After three years of follow-up, 39.0% for the 123 people randomly assigned to nocturnal oxygen needed long-term oxygen therapy or had died versus 42.0% for the 119 who received their nighttime air from a sham concentrator, a non-significant difference, researchers report in the New England Journal of Medicine.
In addition, "Nocturnal oxygen had no observed effect on secondary outcomes, including exacerbation and hospitalization rates and quality of life," the researchers write. "Furthermore, the duration of exposure to nocturnal oxygen did not modify the overall effect of therapy."
However, the trial, known as INOX, was underpowered. The research team had expected to enroll 600 volunteers at the 28 centers across four countries. Instead, recruitment and retention problems limited enrollment.
"Randomized trials of oxygen therapy are difficult to conduct," lead author Dr. Yves Lacasse of Laval University in Quebec, Canada, told Reuters Health by email. "Among the 20 published or ongoing trials that we referred to in our recent review of home oxygen in COPD, 11 recruited less than 50 patients, three were stopped prematurely and one (the Long-Term Oxygen Treatment Trial) was redesigned after 7 months of recruitment and the randomization of only 34 patients."
The two earlier trials attempting to see if supplemental oxygen slowed the progress of COPD to the point of delaying severe daytime hypoxemia were also underpowered and also had negative results.
Nonetheless, the "data are accumulating," Dr. Lacasse said. "There is no indication that nocturnal oxygen has a positive or negative effect on survival or progression to long-term oxygen therapy in patients with COPD. Consequently, there is no reason for physicians to screen for nocturnal hypoxemia in COPD."
Nocturnal oxygen therapy in COPD is widely used despite the lack of scientific evidence regarding its efficacy, said Dr.

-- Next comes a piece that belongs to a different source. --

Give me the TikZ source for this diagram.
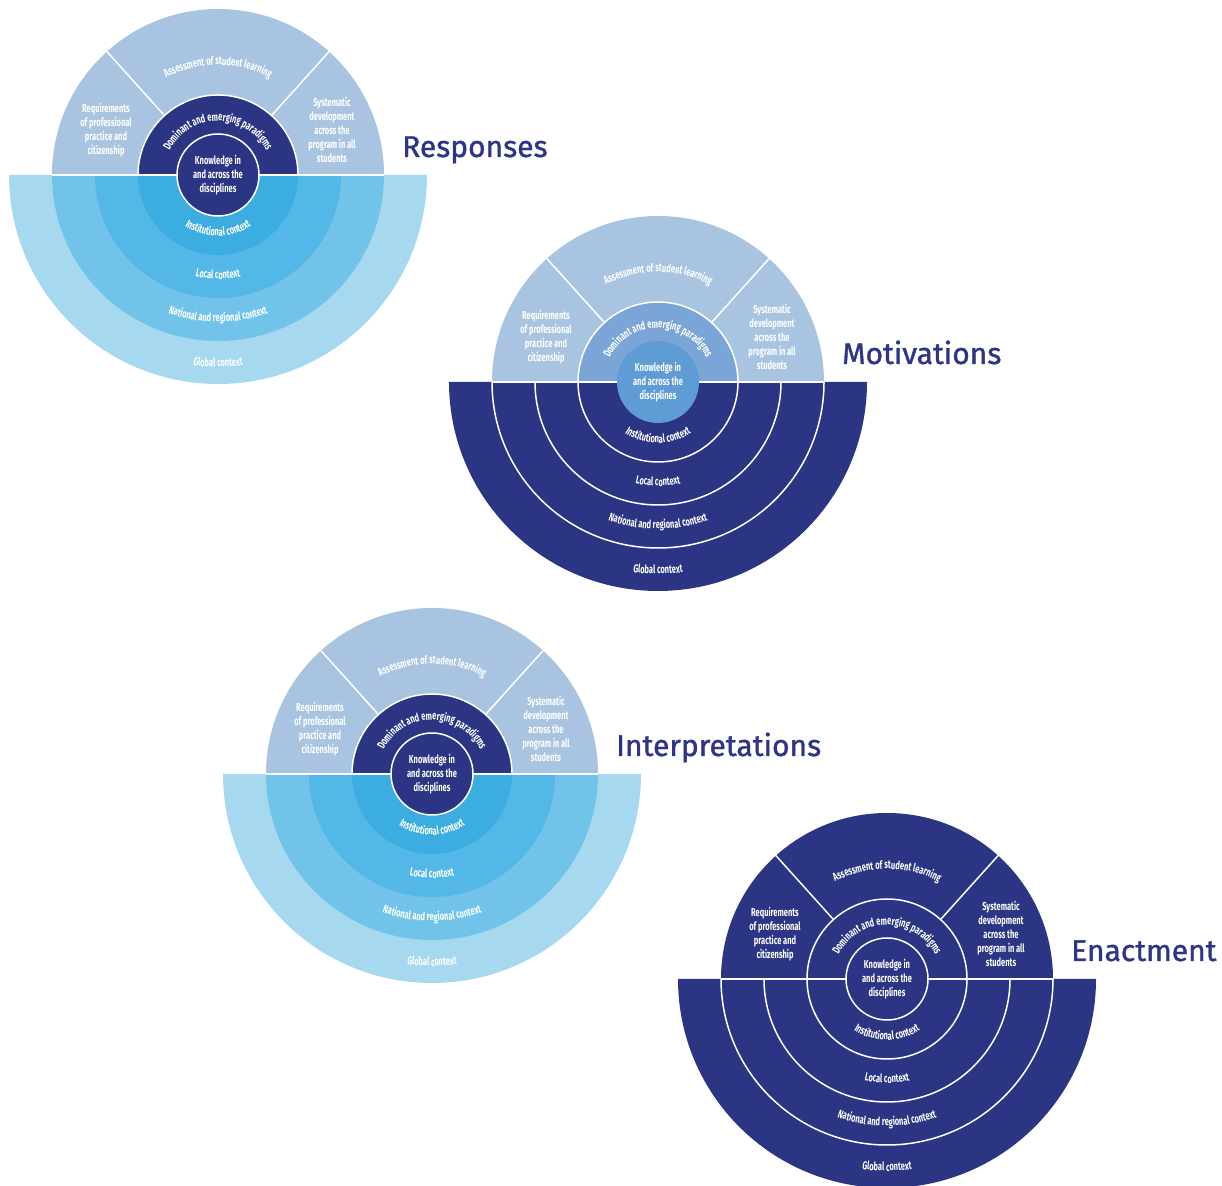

Lacasse. "For instance, when we started the trial, about 20% of the patients with a primary diagnosis of COPD receiving oxygen therapy through our respiratory home care program were receiving home oxygen for nocturnal utilization only."
The treatment has been an extension of the fact that it has been known since the early 1980s that daytime oxygen therapy can increase survival in COPD patients with severe chronic daytime hypoxemia.

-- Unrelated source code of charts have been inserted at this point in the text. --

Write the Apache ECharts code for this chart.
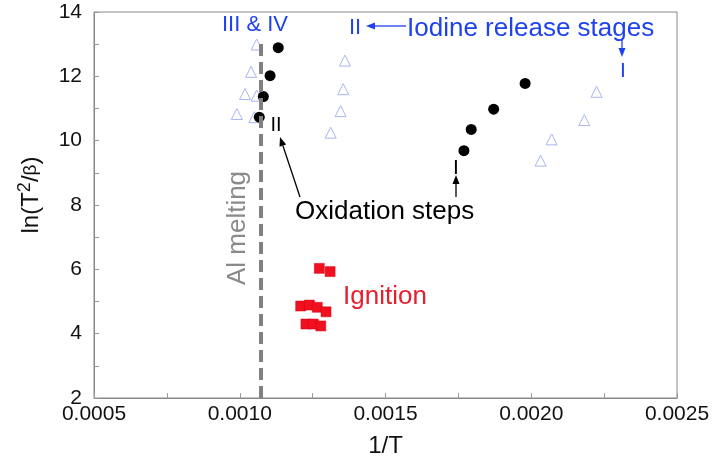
<!DOCTYPE html>
<html>
<head>
<meta charset="utf-8">
<script src="https://cdn.jsdelivr.net/npm/echarts@6/dist/echarts.min.js"></script>
<style>
html, body { margin: 0; padding: 0; background: #fff; }
#chart { width: 726px; height: 466px; }
</style>
</head>
<body>
<div id="chart"></div>
<script>
// oxidation steps (black dots)
var oxX = [0.001067, 0.001081, 0.001104, 0.001132, 0.001769, 0.001794, 0.001871, 0.001979];
var oxY = [10.73, 11.37, 12.02, 12.89, 9.69, 10.35, 10.98, 11.78];
// iodine release stages (open triangles)
var ioX = [0.00099, 0.00105, 0.001018, 0.001058, 0.001039, 0.001058,
           0.001312, 0.001346, 0.001355, 0.001361,
           0.002032, 0.00207, 0.002182, 0.002224];
var ioY = [10.83, 10.73, 11.45, 11.40, 12.14, 12.99,
           10.25, 10.92, 11.60, 12.49,
           9.38, 10.04, 10.64, 11.52];
// ignition (red squares)
var igX = [0.001273, 0.00131, 0.001209, 0.001239, 0.001266, 0.001296, 0.001227, 0.001252, 0.001278];
var igY = [6.03, 5.93, 4.86, 4.89, 4.82, 4.68, 4.30, 4.30, 4.24];
// Al melting line
var alX = 0.001073;
var alY = [2, 13.07];

var xTicks = [0.0005, 0.0010, 0.0015, 0.0020, 0.0025];
var yTicks = [2, 4, 6, 8, 10, 12, 14];

function pairs(xs, ys) {
    return xs.map(function (x, i) { return [x, ys[i]] })
}

var FONT = '"Liberation Sans", Arial, sans-serif'
var BLUE = '#1f42ee'

function txt(text, x, y, size, color, opts) {
    var o = {
        type: 'text', x: x, y: y, z: 100,
        style: {
            text: text, fontSize: size, fontFamily: FONT, fill: color,
            align: (opts && opts.align) || 'center', verticalAlign: 'middle'
        }
    }
    if (opts && opts.rotation) o.rotation = opts.rotation
    return o
}

function arrow(x1, y1, x2, y2, color) {
    var a = Math.atan2(y2 - y1, x2 - x1), h = 9, w = 3.5
    var bx = x2 - h * Math.cos(a), by = y2 - h * Math.sin(a)
    return [
        { type: 'line', z: 100, shape: { x1: x1, y1: y1, x2: bx, y2: by }, style: { stroke: color, lineWidth: 1.3 } },
        { type: 'polygon', z: 100, shape: { points: [[x2, y2], [bx + w * Math.sin(a), by - w * Math.cos(a)], [bx - w * Math.sin(a), by + w * Math.cos(a)]] }, style: { fill: color } }
    ]
}

var graphics = [
    txt('III & IV', 255, 25, 22, BLUE),
    txt('II', 355, 28, 22, BLUE),
    txt('Iodine release stages', 407, 29, 26, BLUE, { align: 'left' }),
    txt('I', 623, 71, 21, BLUE),
    txt('II', 276, 125, 20, '#000'),
    txt('I', 456, 168, 21, '#000'),
    txt('Oxidation steps', 295, 212, 26, '#000', { align: 'left' }),
    txt('Ignition', 343, 297, 26, '#e8202e', { align: 'left' }),
    txt('Al melting', 238, 228, 26, '#8a8a8a', { rotation: Math.PI / 2 })
].concat(
    arrow(406, 26, 366, 26, BLUE),
    arrow(622, 40, 622, 57, BLUE),
    arrow(300, 197, 280, 137, '#000'),
    arrow(456, 197, 456, 175, '#000')
)

var chart = echarts.init(document.getElementById('chart'))
chart.setOption({
    animation: false,
    textStyle: { fontFamily: FONT },
    grid: { left: 94, right: 49, top: 12, bottom: 68, show: true, borderColor: '#888', borderWidth: 1 },
    xAxis: {
        type: 'value',
        min: xTicks[0], max: xTicks[xTicks.length - 1], interval: 0.0005,
        name: '1/T', nameLocation: 'middle', nameGap: 36,
        nameTextStyle: { fontSize: 24, color: '#111' },
        axisLine: { show: true, lineStyle: { color: '#888' } },
        axisTick: { show: true, inside: true, length: 5, lineStyle: { color: '#999' } },
        minorTick: { show: true, splitNumber: 2, length: 5, lineStyle: { color: '#999' } },
        splitLine: { show: false },
        axisLabel: { fontSize: 21, color: '#111', margin: 6, formatter: function (v) { return v.toFixed(4) } }
    },
    yAxis: {
        type: 'value',
        min: yTicks[0], max: yTicks[yTicks.length - 1], interval: 2,
        name: 'ln(T{sup|2}/{b|β})', nameLocation: 'middle', nameGap: 48,
        nameTextStyle: {
            fontSize: 24, color: '#111', lineHeight: 30, padding: [0, 0, 0, 20],
            rich: {
                sup: { fontSize: 18, color: '#111', verticalAlign: 'top', lineHeight: 30, padding: [0, 0, 8, 0] },
                b: { fontSize: 19, color: '#111', lineHeight: 30 }
            }
        },
        axisLine: { show: true, lineStyle: { color: '#888' } },
        axisTick: { show: true, inside: true, length: 5, lineStyle: { color: '#999' } },
        minorTick: { show: true, splitNumber: 2, length: 5, lineStyle: { color: '#999' } },
        splitLine: { show: false },
        axisLabel: { fontSize: 21, color: '#111', margin: 12 }
    },
    series: [
        {
            type: 'scatter', z: 2,
            data: pairs(ioX, ioY),
            symbol: 'triangle', symbolSize: 11,
            itemStyle: { color: 'rgba(255,255,255,0)', borderColor: '#a9b4f2', borderWidth: 1, opacity: 1 }
        },
        {
            type: 'scatter', z: 3,
            data: pairs(oxX, oxY),
            symbol: 'circle', symbolSize: 11,
            itemStyle: { color: '#000', opacity: 1 }
        },
        {
            type: 'line', z: 4,
            data: [[alX, alY[0]], [alX, alY[1]]],
            symbol: 'none',
            lineStyle: { color: '#808080', width: 4, type: [12, 6] }
        },
        {
            type: 'scatter', z: 5,
            data: pairs(igX, igY),
            symbol: 'rect', symbolSize: 10,
            itemStyle: { color: '#f0101e', borderColor: '#d8001a', borderWidth: 0.5, opacity: 1 }
        }
    ],
    graphic: graphics
})
</script>
</body>
</html>
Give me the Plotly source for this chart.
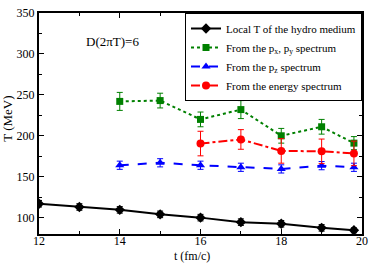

In the INOX study, all the patients had COPD, did not appear to be poised to need long-term oxygen therapy, and did not have sleep apnea, among other exclusion criteria.

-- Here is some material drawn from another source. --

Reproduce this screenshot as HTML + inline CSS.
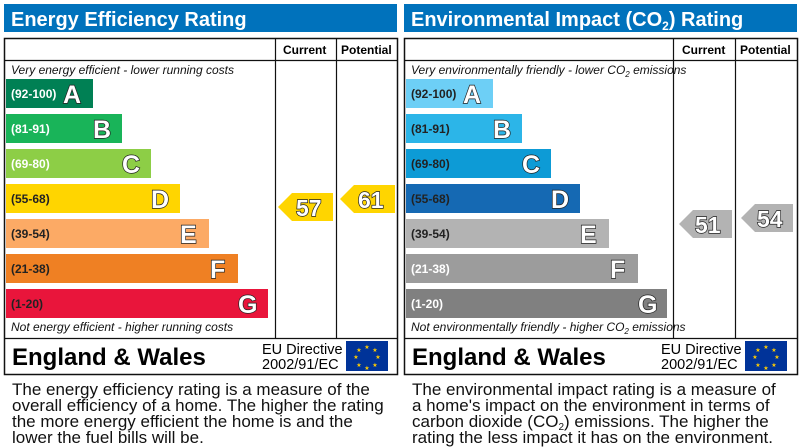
<!DOCTYPE html>
<html><head><meta charset="utf-8"><style>
html,body{margin:0;padding:0;background:#fff;width:800px;height:447px;overflow:hidden}
svg{display:block;font-family:"Liberation Sans",Arial,sans-serif}
.bl{font-size:12px;font-weight:bold}
.L{font-size:25px;font-weight:bold;fill:#fff;stroke:#222;stroke-width:1.4;paint-order:stroke}
.N{font-size:23px;font-weight:bold;fill:#fff;stroke:#222;stroke-width:1.4;paint-order:stroke}
.it{font-size:12px;font-style:italic;fill:#111}
.hd{font-size:12px;font-weight:bold}
.ew{font-size:24px;font-weight:bold}
.eu{font-size:14.5px}
.d{font-size:17px;fill:#111}
.t{font-size:20px;font-weight:bold;fill:#fff}
</style></head><body>
<svg width="800" height="447" viewBox="0 0 800 447">
<!-- LEFT -->
<rect x="4" y="4" width="393" height="28" fill="#0072bc"/>
<text x="11" y="26" class="t">Energy Efficiency Rating</text>
<rect x="4.5" y="38.5" width="393" height="336" fill="none" stroke="#111" stroke-width="1.5"/>
<line x1="4" y1="60.5" x2="397" y2="60.5" stroke="#111" stroke-width="1.2"/>
<line x1="4" y1="338.5" x2="397" y2="338.5" stroke="#111" stroke-width="1.2"/>
<line x1="275.5" y1="38" x2="275.5" y2="338" stroke="#111" stroke-width="1.2"/>
<line x1="336.5" y1="38" x2="336.5" y2="338" stroke="#111" stroke-width="1.2"/>
<text x="283" y="54" class="hd">Current</text><text x="341" y="54" class="hd">Potential</text>
<text x="11" y="74" class="it">Very energy efficient - lower running costs</text>
<rect x="6" y="79" width="87" height="29" fill="#008054"/><text x="11" y="98" class="bl" fill="#fff">(92-100)</text><text x="63" y="103" class="L">A</text>
<rect x="6" y="114" width="116" height="29" fill="#19b459"/><text x="11" y="133" class="bl" fill="#fff">(81-91)</text><text x="93" y="138" class="L">B</text>
<rect x="6" y="149" width="145" height="29" fill="#8dce46"/><text x="11" y="168" class="bl" fill="#fff">(69-80)</text><text x="122" y="173" class="L">C</text>
<rect x="6" y="184" width="174" height="29" fill="#ffd500"/><text x="11" y="203" class="bl" fill="#222">(55-68)</text><text x="151" y="208" class="L">D</text>
<rect x="6" y="219" width="203" height="29" fill="#fcaa65"/><text x="11" y="238" class="bl" fill="#222">(39-54)</text><text x="180" y="243" class="L">E</text>
<rect x="6" y="254" width="232" height="29" fill="#ef8023"/><text x="11" y="273" class="bl" fill="#222">(21-38)</text><text x="210" y="278" class="L">F</text>
<rect x="6" y="289" width="262" height="29" fill="#e9153b"/><text x="11" y="308" class="bl" fill="#222">(1-20)</text><text x="238" y="313" class="L">G</text>
<text x="11" y="331" class="it">Not energy efficient - higher running costs</text>
<polygon points="278,207 292,193 333,193 333,221 292,221" fill="#ffd500"/><text x="296" y="216" class="N">57</text>
<polygon points="340,199 354,185 395,185 395,213 354,213" fill="#ffd500"/><text x="358" y="208" class="N">61</text>
<text x="12" y="365" class="ew">England &amp; Wales</text>
<text x="262" y="354" class="eu">EU Directive</text><text x="262" y="369" class="eu">2002/91/EC</text>
<rect x="346" y="341" width="42" height="30" fill="#003399"/>
<g fill="#ffcc00" font-size="6" text-anchor="middle"><text x="367" y="349">★</text><text x="367" y="370">★</text><text x="356" y="359">★</text><text x="378" y="359">★</text><text x="359" y="352">★</text><text x="375" y="352">★</text><text x="359" y="367">★</text><text x="375" y="367">★</text></g>
<text x="12" y="395" class="d">The energy efficiency rating is a measure of the</text>
<text x="12" y="411" class="d">overall efficiency of a home. The higher the rating</text>
<text x="12" y="427" class="d">the more energy efficient the home is and the</text>
<text x="12" y="443" class="d">lower the fuel bills will be.</text>
<!-- RIGHT -->
<rect x="404" y="4" width="393" height="28" fill="#0072bc"/>
<text x="411" y="26" class="t">Environmental Impact (CO<tspan font-size="12" dy="4">2</tspan><tspan dy="-4">) Rating</tspan></text>
<rect x="404.5" y="38.5" width="393" height="336" fill="none" stroke="#111" stroke-width="1.5"/>
<line x1="404" y1="60.5" x2="797" y2="60.5" stroke="#111" stroke-width="1.2"/>
<line x1="404" y1="338.5" x2="797" y2="338.5" stroke="#111" stroke-width="1.2"/>
<line x1="673.5" y1="38" x2="673.5" y2="338" stroke="#111" stroke-width="1.2"/>
<line x1="735.5" y1="38" x2="735.5" y2="338" stroke="#111" stroke-width="1.2"/>
<text x="682" y="54" class="hd">Current</text><text x="740" y="54" class="hd">Potential</text>
<text x="411" y="74" class="it">Very environmentally friendly - lower CO<tspan font-size="8" dy="3">2</tspan><tspan dy="-3"> emissions</tspan></text>
<rect x="406" y="79" width="87" height="29" fill="#6dcff6"/><text x="411" y="98" class="bl" fill="#222">(92-100)</text><text x="463" y="103" class="L">A</text>
<rect x="406" y="114" width="116" height="29" fill="#2cb5e8"/><text x="411" y="133" class="bl" fill="#222">(81-91)</text><text x="493" y="138" class="L">B</text>
<rect x="406" y="149" width="145" height="29" fill="#0d9bd6"/><text x="411" y="168" class="bl" fill="#222">(69-80)</text><text x="522" y="173" class="L">C</text>
<rect x="406" y="184" width="174" height="29" fill="#1569b3"/><text x="411" y="203" class="bl" fill="#222">(55-68)</text><text x="551" y="208" class="L">D</text>
<rect x="406" y="219" width="203" height="29" fill="#b3b3b3"/><text x="411" y="238" class="bl" fill="#222">(39-54)</text><text x="580" y="243" class="L">E</text>
<rect x="406" y="254" width="232" height="29" fill="#9c9c9c"/><text x="411" y="273" class="bl" fill="#fff">(21-38)</text><text x="610" y="278" class="L">F</text>
<rect x="406" y="289" width="261" height="29" fill="#808080"/><text x="411" y="308" class="bl" fill="#fff">(1-20)</text><text x="638" y="313" class="L">G</text>
<text x="411" y="331" class="it">Not environmentally friendly - higher CO<tspan font-size="8" dy="3">2</tspan><tspan dy="-3"> emissions</tspan></text>
<polygon points="679,224 693,210 732,210 732,238 693,238" fill="#b3b3b3"/><text x="695" y="233" class="N">51</text>
<polygon points="741,218 755,204 793,204 793,232 755,232" fill="#b3b3b3"/><text x="757" y="227" class="N">54</text>
<text x="412" y="365" class="ew">England &amp; Wales</text>
<text x="661" y="354" class="eu">EU Directive</text><text x="661" y="369" class="eu">2002/91/EC</text>
<rect x="745" y="341" width="42" height="30" fill="#003399"/>
<g fill="#ffcc00" font-size="6" text-anchor="middle"><text x="766" y="349">★</text><text x="766" y="370">★</text><text x="755" y="359">★</text><text x="777" y="359">★</text><text x="758" y="352">★</text><text x="774" y="352">★</text><text x="758" y="367">★</text><text x="774" y="367">★</text></g>
<text x="412" y="395" class="d">The environmental impact rating is a measure of</text>
<text x="412" y="411" class="d">a home's impact on the environment in terms of</text>
<text x="412" y="427" class="d">carbon dioxide (CO<tspan font-size="10" dy="3">2</tspan><tspan dy="-3">) emissions. The higher the</tspan></text>
<text x="412" y="443" class="d">rating the less impact it has on the environment.</text>
</svg>
</body></html>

All had nocturnal desaturation, according to nightly home oximetry recordings. The air, either from the oxygenator or the sham device, was delivered through nasal cannulae. The amount of oxygen delivered was up to 4 L per minute, with the goal of having nocturnal oxygen saturation of more than 90% for at least 90% of the time.
"The rationale for giving oxygen at night when nocturnal desaturation is found in patients with COPD is that the progression of COPD to its end stages of severe hypoxemia, right heart failure, and death is thought to result from the severity of desaturation occurring during sleep," said Dr. Lacasse. "In addition, nocturnal oxygen desaturation in patients with COPD induces systemic inflammation that may also contribute to the pathogenesis of pulmonary hypertension and cardiovascular diseases."
"Patients with COPD may desaturate during sleep even if they don't suffer from sleep apnea," he added. "The most likely mechanisms of nocturnal desaturation in COPD are alveolar hypoventilation (particularly during rapid-eye-movement sleep) and ventilation-perfusion mismatch."
Many factors led to low recruitment in the blinded study, Dr. Lacasse said. One is the broad acceptance that oxygen therapy is useful. "Also, patients for whom oxygen therapy is considered have, by definition, severe COPD and are usually frail. This situation complicates their follow-up within the frame of clinical studies and increases the probability of withdrawal."